Quality over quantity
“No republic can endure unless its citizens are
literate and educated.”
Horace Mann, Educator
The day when Ethiopia manages to formulate consistent and lasting
policies is when our many problems will start to evaporate like
morning mist. Our country, throughout its history, has never been
overly blessed with the steady guidance of enduring structures or
for that matter, farsighted lawmakers.
A prime example of the above categorization is the current sorry
state of affairs in higher education, which is posing the danger
of the creation of parallel education systems in Ethiopia.
It is an undeniable fact that the EPDRF led government has done
better than expected in many sectors of economic, social and political
life. The phenomenal expansion of the national road network, the
development in telecommunication and the rapid rise of foreign trade,
these and other achievements are to be commended. Unfortunately,
(there is always a 'but'…after such high praise) it's a big
but (pun unintended) because the system of education, the very pillar
that can sustain the recorded economic growth, is chronically sick
after ailing for the last 30 plus years. The EPDRF's educational
policy has simply treated the invalid with only superficial bandages
such as allowing near complete de-regulation of higher education.
Today, private college 'graduates', their financially suffering
parents, educators, investors and yes, the government itself, feel
undone by a system that has gone hay-wire.
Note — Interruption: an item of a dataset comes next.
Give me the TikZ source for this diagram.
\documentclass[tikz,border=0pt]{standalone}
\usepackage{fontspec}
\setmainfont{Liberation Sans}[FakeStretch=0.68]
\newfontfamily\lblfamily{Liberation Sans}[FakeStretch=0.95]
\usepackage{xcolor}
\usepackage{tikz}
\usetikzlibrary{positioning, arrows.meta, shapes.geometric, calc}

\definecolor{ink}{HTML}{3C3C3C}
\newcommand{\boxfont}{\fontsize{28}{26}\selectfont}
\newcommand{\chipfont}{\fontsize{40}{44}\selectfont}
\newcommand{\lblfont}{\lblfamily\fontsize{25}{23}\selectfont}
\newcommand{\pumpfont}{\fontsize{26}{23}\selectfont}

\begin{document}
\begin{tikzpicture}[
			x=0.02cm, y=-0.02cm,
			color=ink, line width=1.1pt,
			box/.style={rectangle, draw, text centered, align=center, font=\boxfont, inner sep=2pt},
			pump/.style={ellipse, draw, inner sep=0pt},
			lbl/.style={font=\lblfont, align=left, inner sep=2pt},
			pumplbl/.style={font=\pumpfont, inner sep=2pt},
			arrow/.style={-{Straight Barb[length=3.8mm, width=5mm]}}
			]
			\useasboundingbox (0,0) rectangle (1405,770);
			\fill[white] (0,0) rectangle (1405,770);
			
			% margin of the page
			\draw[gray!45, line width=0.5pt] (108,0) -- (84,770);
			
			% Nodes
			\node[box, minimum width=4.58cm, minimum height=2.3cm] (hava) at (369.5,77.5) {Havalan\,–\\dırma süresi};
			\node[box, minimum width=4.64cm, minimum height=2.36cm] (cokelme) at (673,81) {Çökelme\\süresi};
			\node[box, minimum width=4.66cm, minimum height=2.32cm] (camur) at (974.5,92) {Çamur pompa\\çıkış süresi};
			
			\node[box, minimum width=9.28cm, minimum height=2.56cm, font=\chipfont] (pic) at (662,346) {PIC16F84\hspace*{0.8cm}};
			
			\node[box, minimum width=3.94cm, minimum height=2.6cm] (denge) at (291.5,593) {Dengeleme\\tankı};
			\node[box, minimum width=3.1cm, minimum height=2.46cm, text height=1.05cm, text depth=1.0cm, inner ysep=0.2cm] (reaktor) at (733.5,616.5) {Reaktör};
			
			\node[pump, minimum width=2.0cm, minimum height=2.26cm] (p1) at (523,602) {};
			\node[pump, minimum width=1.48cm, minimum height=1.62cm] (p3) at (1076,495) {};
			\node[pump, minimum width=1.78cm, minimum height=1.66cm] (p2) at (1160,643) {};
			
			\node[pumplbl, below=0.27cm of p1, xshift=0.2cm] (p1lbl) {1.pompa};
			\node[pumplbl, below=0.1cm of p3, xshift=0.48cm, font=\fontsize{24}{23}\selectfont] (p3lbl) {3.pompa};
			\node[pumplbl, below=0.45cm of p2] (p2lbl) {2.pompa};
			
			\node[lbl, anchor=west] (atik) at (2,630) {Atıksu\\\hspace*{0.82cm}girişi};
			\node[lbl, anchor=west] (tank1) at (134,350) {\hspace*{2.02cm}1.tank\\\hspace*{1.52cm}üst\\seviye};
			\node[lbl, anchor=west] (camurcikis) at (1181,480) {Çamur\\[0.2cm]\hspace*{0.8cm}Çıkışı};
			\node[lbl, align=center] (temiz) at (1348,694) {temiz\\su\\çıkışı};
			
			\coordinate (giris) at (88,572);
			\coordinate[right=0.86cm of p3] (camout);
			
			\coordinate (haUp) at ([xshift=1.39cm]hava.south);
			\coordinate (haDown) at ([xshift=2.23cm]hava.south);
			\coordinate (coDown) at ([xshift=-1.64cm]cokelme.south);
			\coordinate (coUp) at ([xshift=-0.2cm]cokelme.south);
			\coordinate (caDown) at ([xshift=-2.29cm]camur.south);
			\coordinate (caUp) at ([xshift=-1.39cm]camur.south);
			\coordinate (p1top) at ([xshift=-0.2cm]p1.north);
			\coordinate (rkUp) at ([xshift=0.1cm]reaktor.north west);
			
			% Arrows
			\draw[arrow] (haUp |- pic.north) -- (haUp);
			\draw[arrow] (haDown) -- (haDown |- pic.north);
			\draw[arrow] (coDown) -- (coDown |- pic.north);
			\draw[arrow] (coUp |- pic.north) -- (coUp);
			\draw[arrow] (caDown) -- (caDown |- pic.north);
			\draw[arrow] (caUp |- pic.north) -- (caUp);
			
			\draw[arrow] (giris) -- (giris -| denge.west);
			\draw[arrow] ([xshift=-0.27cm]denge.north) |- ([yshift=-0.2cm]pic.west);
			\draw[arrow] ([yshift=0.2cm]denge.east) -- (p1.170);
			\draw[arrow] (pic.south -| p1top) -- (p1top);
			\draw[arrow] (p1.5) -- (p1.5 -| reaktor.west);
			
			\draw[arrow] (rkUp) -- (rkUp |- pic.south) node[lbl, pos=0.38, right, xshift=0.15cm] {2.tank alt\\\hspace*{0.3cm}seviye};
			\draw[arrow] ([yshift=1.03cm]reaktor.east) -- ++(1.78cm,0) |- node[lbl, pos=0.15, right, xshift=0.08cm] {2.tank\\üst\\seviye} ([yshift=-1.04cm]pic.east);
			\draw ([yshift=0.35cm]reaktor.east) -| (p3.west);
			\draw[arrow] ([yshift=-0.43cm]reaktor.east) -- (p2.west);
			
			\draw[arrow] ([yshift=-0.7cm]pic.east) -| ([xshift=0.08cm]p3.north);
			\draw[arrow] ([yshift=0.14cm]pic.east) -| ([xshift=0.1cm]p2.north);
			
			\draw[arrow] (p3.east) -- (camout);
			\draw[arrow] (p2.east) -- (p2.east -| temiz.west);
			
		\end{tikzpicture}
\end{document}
There are approximately 60 privately owned institutions of so called
higher education in Ethiopia - all boasting various levels of accreditation
by the Ministry of Education. These colleges graduate thousands
more students than government institutions and have raised the national
college intake several fold. However, the graduates face dwindling
opportunities for employment as both the private sector and state
enterprise hesitate to employ them.
Sad as it is that state employers would rather not hire graduates
of institutions that have been accredited by the state itself, this
hesitancy to employ applicants trained in private colleges has finally
exposed the massive incompetence (long a part of conventional wisdom)
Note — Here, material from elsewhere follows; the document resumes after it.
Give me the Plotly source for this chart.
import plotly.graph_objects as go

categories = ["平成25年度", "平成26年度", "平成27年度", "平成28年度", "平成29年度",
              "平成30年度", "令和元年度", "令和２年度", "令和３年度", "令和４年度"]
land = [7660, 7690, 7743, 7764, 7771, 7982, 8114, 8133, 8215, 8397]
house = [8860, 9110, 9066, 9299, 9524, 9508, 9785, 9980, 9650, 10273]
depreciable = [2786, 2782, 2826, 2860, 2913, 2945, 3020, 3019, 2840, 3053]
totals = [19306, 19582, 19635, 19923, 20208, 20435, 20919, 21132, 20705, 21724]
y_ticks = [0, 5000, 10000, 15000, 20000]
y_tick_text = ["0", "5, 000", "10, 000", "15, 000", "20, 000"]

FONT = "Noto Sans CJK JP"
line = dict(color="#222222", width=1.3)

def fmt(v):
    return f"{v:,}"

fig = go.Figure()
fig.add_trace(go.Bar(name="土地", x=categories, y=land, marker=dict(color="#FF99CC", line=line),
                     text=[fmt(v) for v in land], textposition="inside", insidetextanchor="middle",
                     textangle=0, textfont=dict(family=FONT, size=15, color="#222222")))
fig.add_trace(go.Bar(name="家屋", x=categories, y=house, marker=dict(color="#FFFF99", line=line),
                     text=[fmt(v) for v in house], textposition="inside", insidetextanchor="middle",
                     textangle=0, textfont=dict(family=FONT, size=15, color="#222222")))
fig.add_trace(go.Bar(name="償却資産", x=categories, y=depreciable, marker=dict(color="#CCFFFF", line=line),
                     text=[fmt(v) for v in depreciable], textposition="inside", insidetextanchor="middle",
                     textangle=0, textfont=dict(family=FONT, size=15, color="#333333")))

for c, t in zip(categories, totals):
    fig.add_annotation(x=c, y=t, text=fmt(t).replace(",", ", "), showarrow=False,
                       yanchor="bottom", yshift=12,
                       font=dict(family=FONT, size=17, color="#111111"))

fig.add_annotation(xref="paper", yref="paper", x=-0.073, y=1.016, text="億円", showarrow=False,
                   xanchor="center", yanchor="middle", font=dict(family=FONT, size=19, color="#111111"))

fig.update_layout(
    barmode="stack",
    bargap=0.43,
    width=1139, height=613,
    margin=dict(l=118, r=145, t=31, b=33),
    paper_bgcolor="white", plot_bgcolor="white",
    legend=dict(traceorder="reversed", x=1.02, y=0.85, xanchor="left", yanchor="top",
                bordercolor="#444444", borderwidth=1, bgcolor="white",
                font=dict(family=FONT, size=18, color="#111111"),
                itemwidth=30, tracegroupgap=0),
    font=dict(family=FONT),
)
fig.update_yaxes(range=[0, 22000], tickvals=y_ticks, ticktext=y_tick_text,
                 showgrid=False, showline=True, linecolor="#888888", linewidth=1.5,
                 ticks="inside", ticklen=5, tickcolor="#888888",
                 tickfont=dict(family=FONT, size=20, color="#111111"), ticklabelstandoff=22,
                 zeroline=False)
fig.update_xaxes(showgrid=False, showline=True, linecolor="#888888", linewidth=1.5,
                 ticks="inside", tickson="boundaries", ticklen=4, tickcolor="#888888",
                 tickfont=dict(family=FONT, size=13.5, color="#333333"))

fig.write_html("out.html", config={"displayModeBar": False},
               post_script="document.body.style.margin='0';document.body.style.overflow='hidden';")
of the majority of private colleges.
The private press, including this publication, have exhaustively
reported and devoted numerous editorials about the reckless and
quasi-unregulated proliferation of private institutions of higher
learning, a situation endlessly promoted by the state as a sign
of the nation's liberalization and the expansion of education. The
fact is however, that the quantitative approach to education is
failing miserably. The onus rests on the policy formulating authorities,
educators and the business oriented so called investors in the education
sector, to clean up the mess.
Perhaps, as a stop-gap measure; students, parents, employers and
the nation at large can benefit if the state publishes a list of
approved private colleges as surely, they cannot all be tarnished
with the same brush.
Additionally, those that have adjustable shortcomings should be
given strict guidelines and a set deadline to clean up their act
or face closure. Those that are beyond repair should shutter their
gates as soon as possible.
In the final analysis, the controversy of whether private colleges
graduate employable citizens or not is not in itself a bad thing.
It may be that a very welcome process of 'survival of the fittest'
has arrived when solid quality will triumph over hollow quantity.